Start of DATASET EXTRACT

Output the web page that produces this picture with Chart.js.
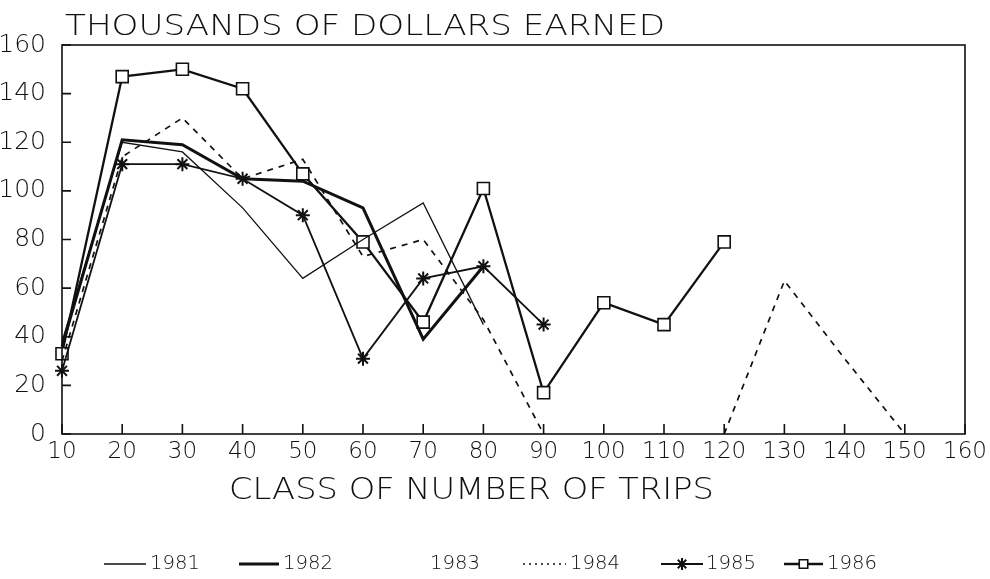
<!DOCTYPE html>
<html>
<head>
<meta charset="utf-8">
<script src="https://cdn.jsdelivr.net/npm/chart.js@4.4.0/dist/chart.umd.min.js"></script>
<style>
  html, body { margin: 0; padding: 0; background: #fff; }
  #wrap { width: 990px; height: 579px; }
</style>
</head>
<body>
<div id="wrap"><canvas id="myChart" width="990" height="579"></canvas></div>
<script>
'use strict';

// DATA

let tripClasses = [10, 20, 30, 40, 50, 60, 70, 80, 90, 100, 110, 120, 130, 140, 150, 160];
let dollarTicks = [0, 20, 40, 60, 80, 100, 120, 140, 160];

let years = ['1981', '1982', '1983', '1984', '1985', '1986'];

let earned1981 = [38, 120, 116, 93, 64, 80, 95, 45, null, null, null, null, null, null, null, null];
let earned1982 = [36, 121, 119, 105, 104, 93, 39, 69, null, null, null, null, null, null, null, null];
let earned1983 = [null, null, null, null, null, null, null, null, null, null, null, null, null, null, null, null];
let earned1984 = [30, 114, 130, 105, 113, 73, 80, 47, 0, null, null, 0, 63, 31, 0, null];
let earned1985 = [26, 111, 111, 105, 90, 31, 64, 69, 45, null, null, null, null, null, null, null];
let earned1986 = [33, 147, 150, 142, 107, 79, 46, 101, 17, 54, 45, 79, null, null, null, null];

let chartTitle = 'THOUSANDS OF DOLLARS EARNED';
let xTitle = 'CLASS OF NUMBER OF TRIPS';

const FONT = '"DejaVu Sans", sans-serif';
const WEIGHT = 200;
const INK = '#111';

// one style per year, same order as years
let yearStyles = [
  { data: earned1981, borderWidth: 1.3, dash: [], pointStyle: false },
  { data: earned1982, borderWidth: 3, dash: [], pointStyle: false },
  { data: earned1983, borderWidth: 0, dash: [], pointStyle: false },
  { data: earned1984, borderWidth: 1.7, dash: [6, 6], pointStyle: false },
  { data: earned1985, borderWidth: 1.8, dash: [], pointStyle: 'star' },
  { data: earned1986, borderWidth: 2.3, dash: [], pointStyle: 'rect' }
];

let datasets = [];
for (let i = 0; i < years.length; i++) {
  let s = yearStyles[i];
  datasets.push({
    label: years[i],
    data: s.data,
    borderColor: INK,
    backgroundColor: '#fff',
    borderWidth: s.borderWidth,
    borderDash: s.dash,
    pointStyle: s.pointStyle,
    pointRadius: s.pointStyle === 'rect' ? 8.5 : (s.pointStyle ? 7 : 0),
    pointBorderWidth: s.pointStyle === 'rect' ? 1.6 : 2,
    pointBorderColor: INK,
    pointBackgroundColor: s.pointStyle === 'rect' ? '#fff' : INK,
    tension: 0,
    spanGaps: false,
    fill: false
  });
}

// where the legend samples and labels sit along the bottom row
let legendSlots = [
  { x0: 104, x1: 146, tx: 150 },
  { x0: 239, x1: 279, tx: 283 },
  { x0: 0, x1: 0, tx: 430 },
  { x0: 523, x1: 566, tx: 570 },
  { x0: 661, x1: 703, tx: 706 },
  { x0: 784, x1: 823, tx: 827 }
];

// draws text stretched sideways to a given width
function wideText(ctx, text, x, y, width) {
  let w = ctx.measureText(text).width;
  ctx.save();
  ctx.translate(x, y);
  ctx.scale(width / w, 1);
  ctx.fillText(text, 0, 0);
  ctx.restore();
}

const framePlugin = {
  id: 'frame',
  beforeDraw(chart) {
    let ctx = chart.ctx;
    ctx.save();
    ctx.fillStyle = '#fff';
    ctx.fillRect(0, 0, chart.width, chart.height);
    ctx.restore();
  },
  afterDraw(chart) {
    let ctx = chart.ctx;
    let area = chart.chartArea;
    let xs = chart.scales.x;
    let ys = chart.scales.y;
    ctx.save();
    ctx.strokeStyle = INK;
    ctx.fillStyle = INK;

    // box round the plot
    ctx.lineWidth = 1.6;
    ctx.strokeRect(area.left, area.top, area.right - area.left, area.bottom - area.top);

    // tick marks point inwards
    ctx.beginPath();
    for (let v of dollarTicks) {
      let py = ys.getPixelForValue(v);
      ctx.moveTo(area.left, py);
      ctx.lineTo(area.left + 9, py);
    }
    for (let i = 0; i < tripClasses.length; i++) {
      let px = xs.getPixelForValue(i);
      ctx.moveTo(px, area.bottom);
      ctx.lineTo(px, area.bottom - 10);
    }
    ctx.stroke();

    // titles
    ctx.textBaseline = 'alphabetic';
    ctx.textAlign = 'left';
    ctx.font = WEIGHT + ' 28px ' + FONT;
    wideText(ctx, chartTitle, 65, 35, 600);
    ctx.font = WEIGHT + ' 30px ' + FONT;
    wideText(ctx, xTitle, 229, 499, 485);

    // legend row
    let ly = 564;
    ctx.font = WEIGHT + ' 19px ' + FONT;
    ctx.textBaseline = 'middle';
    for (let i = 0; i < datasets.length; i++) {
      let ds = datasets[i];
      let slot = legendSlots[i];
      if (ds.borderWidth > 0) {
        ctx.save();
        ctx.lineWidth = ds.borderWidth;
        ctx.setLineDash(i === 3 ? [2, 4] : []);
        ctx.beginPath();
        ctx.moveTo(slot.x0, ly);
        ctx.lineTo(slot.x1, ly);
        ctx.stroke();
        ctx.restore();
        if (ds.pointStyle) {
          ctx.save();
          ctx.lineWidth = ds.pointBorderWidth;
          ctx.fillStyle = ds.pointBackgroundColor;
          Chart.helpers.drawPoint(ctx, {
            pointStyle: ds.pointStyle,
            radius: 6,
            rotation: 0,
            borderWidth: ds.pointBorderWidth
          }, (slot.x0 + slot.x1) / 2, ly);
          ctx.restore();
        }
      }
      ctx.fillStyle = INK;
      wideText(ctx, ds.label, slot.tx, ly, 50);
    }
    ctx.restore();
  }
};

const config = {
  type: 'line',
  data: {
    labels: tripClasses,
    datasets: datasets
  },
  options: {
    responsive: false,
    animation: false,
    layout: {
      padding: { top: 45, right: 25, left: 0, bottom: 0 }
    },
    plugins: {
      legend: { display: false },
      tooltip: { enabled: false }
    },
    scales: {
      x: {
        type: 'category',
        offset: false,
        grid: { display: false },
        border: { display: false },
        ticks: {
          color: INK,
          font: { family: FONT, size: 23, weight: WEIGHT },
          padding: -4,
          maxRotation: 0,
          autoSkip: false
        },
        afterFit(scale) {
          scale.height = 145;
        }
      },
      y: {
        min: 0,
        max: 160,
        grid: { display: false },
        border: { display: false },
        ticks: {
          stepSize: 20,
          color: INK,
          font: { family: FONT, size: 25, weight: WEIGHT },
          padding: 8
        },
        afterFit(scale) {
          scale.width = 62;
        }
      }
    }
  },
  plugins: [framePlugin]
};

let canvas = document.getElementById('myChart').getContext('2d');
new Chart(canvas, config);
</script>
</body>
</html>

End of DATASET EXTRACT

WHAT THE TASK REQUIRES - Quote the preceding listing precisely and completely, omitting its images.

THE SOLUTION -
Output the web page that produces this picture with Chart.js.
<!DOCTYPE html>
<html>
<head>
<meta charset="utf-8">
<script src="https://cdn.jsdelivr.net/npm/chart.js@4.4.0/dist/chart.umd.min.js"></script>
<style>
  html, body { margin: 0; padding: 0; background: #fff; }
  #wrap { width: 990px; height: 579px; }
</style>
</head>
<body>
<div id="wrap"><canvas id="myChart" width="990" height="579"></canvas></div>
<script>
'use strict';

// DATA

let tripClasses = [10, 20, 30, 40, 50, 60, 70, 80, 90, 100, 110, 120, 130, 140, 150, 160];
let dollarTicks = [0, 20, 40, 60, 80, 100, 120, 140, 160];

let years = ['1981', '1982', '1983', '1984', '1985', '1986'];

let earned1981 = [38, 120, 116, 93, 64, 80, 95, 45, null, null, null, null, null, null, null, null];
let earned1982 = [36, 121, 119, 105, 104, 93, 39, 69, null, null, null, null, null, null, null, null];
let earned1983 = [null, null, null, null, null, null, null, null, null, null, null, null, null, null, null, null];
let earned1984 = [30, 114, 130, 105, 113, 73, 80, 47, 0, null, null, 0, 63, 31, 0, null];
let earned1985 = [26, 111, 111, 105, 90, 31, 64, 69, 45, null, null, null, null, null, null, null];
let earned1986 = [33, 147, 150, 142, 107, 79, 46, 101, 17, 54, 45, 79, null, null, null, null];

let chartTitle = 'THOUSANDS OF DOLLARS EARNED';
let xTitle = 'CLASS OF NUMBER OF TRIPS';

const FONT = '"DejaVu Sans", sans-serif';
const WEIGHT = 200;
const INK = '#111';

// one style per year, same order as years
let yearStyles = [
  { data: earned1981, borderWidth: 1.3, dash: [], pointStyle: false },
  { data: earned1982, borderWidth: 3, dash: [], pointStyle: false },
  { data: earned1983, borderWidth: 0, dash: [], pointStyle: false },
  { data: earned1984, borderWidth: 1.7, dash: [6, 6], pointStyle: false },
  { data: earned1985, borderWidth: 1.8, dash: [], pointStyle: 'star' },
  { data: earned1986, borderWidth: 2.3, dash: [], pointStyle: 'rect' }
];

let datasets = [];
for (let i = 0; i < years.length; i++) {
  let s = yearStyles[i];
  datasets.push({
    label: years[i],
    data: s.data,
    borderColor: INK,
    backgroundColor: '#fff',
    borderWidth: s.borderWidth,
    borderDash: s.dash,
    pointStyle: s.pointStyle,
    pointRadius: s.pointStyle === 'rect' ? 8.5 : (s.pointStyle ? 7 : 0),
    pointBorderWidth: s.pointStyle === 'rect' ? 1.6 : 2,
    pointBorderColor: INK,
    pointBackgroundColor: s.pointStyle === 'rect' ? '#fff' : INK,
    tension: 0,
    spanGaps: false,
    fill: false
  });
}

// where the legend samples and labels sit along the bottom row
let legendSlots = [
  { x0: 104, x1: 146, tx: 150 },
  { x0: 239, x1: 279, tx: 283 },
  { x0: 0, x1: 0, tx: 430 },
  { x0: 523, x1: 566, tx: 570 },
  { x0: 661, x1: 703, tx: 706 },
  { x0: 784, x1: 823, tx: 827 }
];

// draws text stretched sideways to a given width
function wideText(ctx, text, x, y, width) {
  let w = ctx.measureText(text).width;
  ctx.save();
  ctx.translate(x, y);
  ctx.scale(width / w, 1);
  ctx.fillText(text, 0, 0);
  ctx.restore();
}

const framePlugin = {
  id: 'frame',
  beforeDraw(chart) {
    let ctx = chart.ctx;
    ctx.save();
    ctx.fillStyle = '#fff';
    ctx.fillRect(0, 0, chart.width, chart.height);
    ctx.restore();
  },
  afterDraw(chart) {
    let ctx = chart.ctx;
    let area = chart.chartArea;
    let xs = chart.scales.x;
    let ys = chart.scales.y;
    ctx.save();
    ctx.strokeStyle = INK;
    ctx.fillStyle = INK;

    // box round the plot
    ctx.lineWidth = 1.6;
    ctx.strokeRect(area.left, area.top, area.right - area.left, area.bottom - area.top);

    // tick marks point inwards
    ctx.beginPath();
    for (let v of dollarTicks) {
      let py = ys.getPixelForValue(v);
      ctx.moveTo(area.left, py);
      ctx.lineTo(area.left + 9, py);
    }
    for (let i = 0; i < tripClasses.length; i++) {
      let px = xs.getPixelForValue(i);
      ctx.moveTo(px, area.bottom);
      ctx.lineTo(px, area.bottom - 10);
    }
    ctx.stroke();

    // titles
    ctx.textBaseline = 'alphabetic';
    ctx.textAlign = 'left';
    ctx.font = WEIGHT + ' 28px ' + FONT;
    wideText(ctx, chartTitle, 65, 35, 600);
    ctx.font = WEIGHT + ' 30px ' + FONT;
    wideText(ctx, xTitle, 229, 499, 485);

    // legend row
    let ly = 564;
    ctx.font = WEIGHT + ' 19px ' + FONT;
    ctx.textBaseline = 'middle';
    for (let i = 0; i < datasets.length; i++) {
      let ds = datasets[i];
      let slot = legendSlots[i];
      if (ds.borderWidth > 0) {
        ctx.save();
        ctx.lineWidth = ds.borderWidth;
        ctx.setLineDash(i === 3 ? [2, 4] : []);
        ctx.beginPath();
        ctx.moveTo(slot.x0, ly);
        ctx.lineTo(slot.x1, ly);
        ctx.stroke();
        ctx.restore();
        if (ds.pointStyle) {
          ctx.save();
          ctx.lineWidth = ds.pointBorderWidth;
          ctx.fillStyle = ds.pointBackgroundColor;
          Chart.helpers.drawPoint(ctx, {
            pointStyle: ds.pointStyle,
            radius: 6,
            rotation: 0,
            borderWidth: ds.pointBorderWidth
          }, (slot.x0 + slot.x1) / 2, ly);
          ctx.restore();
        }
      }
      ctx.fillStyle = INK;
      wideText(ctx, ds.label, slot.tx, ly, 50);
    }
    ctx.restore();
  }
};

const config = {
  type: 'line',
  data: {
    labels: tripClasses,
    datasets: datasets
  },
  options: {
    responsive: false,
    animation: false,
    layout: {
      padding: { top: 45, right: 25, left: 0, bottom: 0 }
    },
    plugins: {
      legend: { display: false },
      tooltip: { enabled: false }
    },
    scales: {
      x: {
        type: 'category',
        offset: false,
        grid: { display: false },
        border: { display: false },
        ticks: {
          color: INK,
          font: { family: FONT, size: 23, weight: WEIGHT },
          padding: -4,
          maxRotation: 0,
          autoSkip: false
        },
        afterFit(scale) {
          scale.height = 145;
        }
      },
      y: {
        min: 0,
        max: 160,
        grid: { display: false },
        border: { display: false },
        ticks: {
          stepSize: 20,
          color: INK,
          font: { family: FONT, size: 25, weight: WEIGHT },
          padding: 8
        },
        afterFit(scale) {
          scale.width = 62;
        }
      }
    }
  },
  plugins: [framePlugin]
};

let canvas = document.getElementById('myChart').getContext('2d');
new Chart(canvas, config);
</script>
</body>
</html>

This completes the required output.